Orrin Hatch, Utah Senator, Threatened By Tea Party Challenge

GOP Senator Threatened By Strong Tea Party Challenge

By Debbie Hummel

SALT LAKE CITY--Seeking one last term, Republican U.S. Sen. Orrin Hatch is facing what may prove to be the toughest re-election bid of his 36-year tenure, being challenged by two popular and younger Tea Party candidates in Thursday's Utah Republican caucus.

Conservative and heavily Republican Utah last elected a Democrat to the U.S. Senate more than four decades ago, so the Republic nominee is usually considered the presumptive winner of the general election in November.

For a senior stalwart of the GOP mainstream like Hatch, the ranking Republican on the tax-writing Senate Finance Committee, an incumbent seat in the U.S. Senate has long been regarded as his to lose. He was first elected in 1976 and turns 78 next week.

Now Hatch is girding to avoid the fate of his former Senate colleague, Bob Bennett, whose 2010 run for a fourth term foundered over conservative outrage at the healthcare overhaul pushed by President Barack Obama, leading to a revolt against the Republican establishment by state Tea Party activists.

Former state Senator Dan Liljenquist, 37, and state Representative Chris Herrod, 46, are running this year against Hatch, saying now is the time for change.

Both have gained a strong Tea Party following with campaign rhetoric focused on such conservative themes such as reducing the size of government and lowering taxes. They have suggested Hatch's principles have been compromised by his lengthy tenure as part of the inside-the-Beltway establishment.

"It's time for a new generation to step up and lead," Liljenquist said in a recent interview. "Washington will not be changed from the inside."

Hatch has cast his seniority and experience as a plus for Utah, warning the state stands to lose political clout on Capitol Hill if he is unseated.

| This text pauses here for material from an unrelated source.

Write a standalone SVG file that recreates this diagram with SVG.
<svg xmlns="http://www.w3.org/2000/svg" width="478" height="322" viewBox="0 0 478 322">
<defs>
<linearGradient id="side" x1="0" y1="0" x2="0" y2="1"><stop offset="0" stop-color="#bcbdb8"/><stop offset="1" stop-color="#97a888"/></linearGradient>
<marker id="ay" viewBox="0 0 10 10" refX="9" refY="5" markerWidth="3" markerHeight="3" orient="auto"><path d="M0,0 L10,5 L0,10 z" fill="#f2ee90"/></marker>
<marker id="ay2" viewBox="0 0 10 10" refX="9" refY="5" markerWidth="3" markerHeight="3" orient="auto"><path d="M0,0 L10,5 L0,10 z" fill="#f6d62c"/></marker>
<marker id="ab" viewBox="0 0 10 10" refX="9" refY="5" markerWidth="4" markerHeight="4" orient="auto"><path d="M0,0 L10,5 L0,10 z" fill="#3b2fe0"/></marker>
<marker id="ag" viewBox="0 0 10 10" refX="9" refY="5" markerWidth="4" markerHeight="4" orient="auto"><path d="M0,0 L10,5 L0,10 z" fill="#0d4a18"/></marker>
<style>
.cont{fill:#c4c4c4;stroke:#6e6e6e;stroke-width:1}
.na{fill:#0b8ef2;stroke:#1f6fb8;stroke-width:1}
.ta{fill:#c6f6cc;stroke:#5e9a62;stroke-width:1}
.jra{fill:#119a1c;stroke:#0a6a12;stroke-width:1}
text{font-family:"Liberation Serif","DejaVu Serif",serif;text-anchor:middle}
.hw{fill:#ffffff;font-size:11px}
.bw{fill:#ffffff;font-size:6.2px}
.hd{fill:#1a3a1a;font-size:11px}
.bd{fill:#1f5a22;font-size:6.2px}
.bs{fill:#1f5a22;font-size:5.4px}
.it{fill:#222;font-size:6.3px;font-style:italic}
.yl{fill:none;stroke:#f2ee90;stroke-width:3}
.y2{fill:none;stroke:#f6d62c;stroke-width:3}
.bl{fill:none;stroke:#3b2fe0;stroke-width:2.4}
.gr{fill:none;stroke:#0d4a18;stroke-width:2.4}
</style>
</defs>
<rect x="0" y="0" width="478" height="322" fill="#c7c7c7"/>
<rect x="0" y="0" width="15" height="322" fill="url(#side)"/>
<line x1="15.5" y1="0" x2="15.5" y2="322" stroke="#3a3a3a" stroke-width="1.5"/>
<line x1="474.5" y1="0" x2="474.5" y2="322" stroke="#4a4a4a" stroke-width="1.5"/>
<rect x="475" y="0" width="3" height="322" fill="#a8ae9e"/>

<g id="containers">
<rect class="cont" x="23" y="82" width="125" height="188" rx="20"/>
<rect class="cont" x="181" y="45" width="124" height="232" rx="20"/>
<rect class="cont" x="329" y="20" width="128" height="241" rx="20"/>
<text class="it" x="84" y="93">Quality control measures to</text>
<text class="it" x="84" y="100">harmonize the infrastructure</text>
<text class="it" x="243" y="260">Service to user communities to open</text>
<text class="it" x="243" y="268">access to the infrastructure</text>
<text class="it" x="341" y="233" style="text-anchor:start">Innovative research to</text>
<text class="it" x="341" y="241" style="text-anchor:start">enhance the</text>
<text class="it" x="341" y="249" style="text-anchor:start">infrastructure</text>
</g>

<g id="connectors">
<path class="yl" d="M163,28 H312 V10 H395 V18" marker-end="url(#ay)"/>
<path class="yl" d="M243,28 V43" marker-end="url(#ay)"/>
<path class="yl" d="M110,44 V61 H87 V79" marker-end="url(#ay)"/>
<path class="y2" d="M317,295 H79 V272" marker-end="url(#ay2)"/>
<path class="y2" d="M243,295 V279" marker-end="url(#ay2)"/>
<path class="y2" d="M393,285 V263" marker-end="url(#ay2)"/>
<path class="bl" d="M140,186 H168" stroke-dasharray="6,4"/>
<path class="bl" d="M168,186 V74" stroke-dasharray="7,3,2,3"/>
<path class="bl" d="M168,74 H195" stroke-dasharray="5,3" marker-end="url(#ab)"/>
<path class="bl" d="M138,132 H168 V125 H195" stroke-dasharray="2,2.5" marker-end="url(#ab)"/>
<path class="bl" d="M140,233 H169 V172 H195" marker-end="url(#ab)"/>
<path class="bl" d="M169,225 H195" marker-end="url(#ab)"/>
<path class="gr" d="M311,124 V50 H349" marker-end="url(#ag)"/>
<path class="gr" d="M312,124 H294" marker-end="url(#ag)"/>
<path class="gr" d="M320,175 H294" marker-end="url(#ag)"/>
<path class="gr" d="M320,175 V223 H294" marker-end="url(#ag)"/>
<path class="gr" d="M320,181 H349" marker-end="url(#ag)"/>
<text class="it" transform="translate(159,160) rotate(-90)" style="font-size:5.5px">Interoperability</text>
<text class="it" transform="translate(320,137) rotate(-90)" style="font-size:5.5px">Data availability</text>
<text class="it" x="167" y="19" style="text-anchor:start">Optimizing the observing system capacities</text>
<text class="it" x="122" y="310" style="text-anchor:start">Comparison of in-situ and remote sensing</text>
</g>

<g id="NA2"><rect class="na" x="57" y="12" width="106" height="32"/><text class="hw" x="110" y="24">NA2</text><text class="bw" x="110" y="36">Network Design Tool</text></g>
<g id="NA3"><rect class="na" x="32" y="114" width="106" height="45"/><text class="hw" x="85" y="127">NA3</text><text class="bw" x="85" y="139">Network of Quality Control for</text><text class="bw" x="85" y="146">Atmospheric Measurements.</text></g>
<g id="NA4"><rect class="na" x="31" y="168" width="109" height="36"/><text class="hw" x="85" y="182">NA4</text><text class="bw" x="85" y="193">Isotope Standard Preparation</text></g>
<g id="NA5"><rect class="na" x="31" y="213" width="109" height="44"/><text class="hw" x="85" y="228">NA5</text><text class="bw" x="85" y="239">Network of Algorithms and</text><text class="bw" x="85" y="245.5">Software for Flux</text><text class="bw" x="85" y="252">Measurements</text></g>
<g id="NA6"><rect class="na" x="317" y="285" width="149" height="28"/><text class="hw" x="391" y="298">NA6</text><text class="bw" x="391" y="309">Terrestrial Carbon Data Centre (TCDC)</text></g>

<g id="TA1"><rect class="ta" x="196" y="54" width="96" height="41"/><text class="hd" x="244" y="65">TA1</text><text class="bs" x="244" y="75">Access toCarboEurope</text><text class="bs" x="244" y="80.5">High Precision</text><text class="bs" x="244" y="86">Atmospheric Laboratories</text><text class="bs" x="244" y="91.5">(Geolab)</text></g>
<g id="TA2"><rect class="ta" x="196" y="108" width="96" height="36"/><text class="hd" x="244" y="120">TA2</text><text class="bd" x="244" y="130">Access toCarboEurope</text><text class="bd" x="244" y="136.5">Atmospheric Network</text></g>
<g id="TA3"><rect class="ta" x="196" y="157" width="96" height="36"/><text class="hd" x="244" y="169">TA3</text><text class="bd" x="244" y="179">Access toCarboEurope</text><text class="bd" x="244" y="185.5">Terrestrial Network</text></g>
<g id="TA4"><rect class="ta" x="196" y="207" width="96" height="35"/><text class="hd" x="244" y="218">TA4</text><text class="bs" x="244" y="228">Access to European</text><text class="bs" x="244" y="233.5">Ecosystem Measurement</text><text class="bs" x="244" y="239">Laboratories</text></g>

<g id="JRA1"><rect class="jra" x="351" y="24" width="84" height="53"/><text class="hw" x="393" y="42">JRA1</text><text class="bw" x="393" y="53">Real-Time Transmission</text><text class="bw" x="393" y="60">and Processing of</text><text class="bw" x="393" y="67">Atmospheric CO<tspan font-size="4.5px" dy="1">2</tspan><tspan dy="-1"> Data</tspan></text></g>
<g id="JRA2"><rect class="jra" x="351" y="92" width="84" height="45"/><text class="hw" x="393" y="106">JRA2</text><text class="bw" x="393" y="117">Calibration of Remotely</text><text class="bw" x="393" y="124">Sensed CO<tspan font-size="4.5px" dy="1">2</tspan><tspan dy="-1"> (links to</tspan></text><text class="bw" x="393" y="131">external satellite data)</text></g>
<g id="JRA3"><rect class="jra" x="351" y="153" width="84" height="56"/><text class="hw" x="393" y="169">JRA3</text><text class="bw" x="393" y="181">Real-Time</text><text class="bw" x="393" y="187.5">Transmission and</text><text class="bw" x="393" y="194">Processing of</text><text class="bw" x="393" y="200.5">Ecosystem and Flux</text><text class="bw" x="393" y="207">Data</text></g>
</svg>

Even so, the senator vowed on Tuesday to serve just one more term, his seventh, if he manages to prevail over those who would force him into retirement sooner. "I want to make it the best six years anyone's put in for Utah," Hatch said.

The Washington-based political action group FreedomWorks, closely aligned with the Tea Party movement, has spent nearly $600,000 to unseat Hatch this year, according to campaign expenditure filings.

Political watchers and many party faithful expect a more even-keeled mood at Thursday's caucus meetings compared with two years ago, and they anticipate the state Republican Party push to boost caucus attendance will work in Hatch's favor.

TEA PARTY HEAT

"There's certainly a lot of those in the well-organized conservative groups who want to get Sen. Hatch out," said Swen Howard, a legislative district vice-chair for the Republican Party in Davis County, just north of Salt Lake City.

"My sense is if there is a really good turnout, which I expect there will be, it won't be quite the same environment as it was with Sen. Bennett," Howard said.

Party officials have stepped up precinct training and paid for lawn signs and ads on television and radio reminding voters to attend their caucuses, all in a push to increase attendance.

They got a boost from the Mormon church, which asked congregations to refrain from holding church meetings the same night as the party caucuses to avoid scheduling conflicts.

The effort is being lauded by those who have criticized the state's caucus system as one that placed too much political clout in the hands of too few people and was easily swayed by a single, determined faction, as was the case in Bennett's defeat.

State party chairman Thomas Wright said his goal is to achieve a turnout of 100,000 Republicans to the caucus meetings, which would mark a 70 percent increase from 2010's attendance.

The Republican Utah caucuses take place on Thursday with hundreds of meetings throughout the state in homes, churches, schools and other locations where registered Republican voters will select 4,000 delegates to represent them at the state party convention to be held April 21.

A candidate who emerges from the convention with 60 percent or more of the party's delegate vote will clinch the nomination.

If no contender takes 60 percent, the two highest vote getters compete in a primary election on June 26, the same day as Utah's presidential primary.

In 2010 Bennett came in third among delegates, failing even to make it out of the convention. Lee won the primary runoff against the second-place Republican.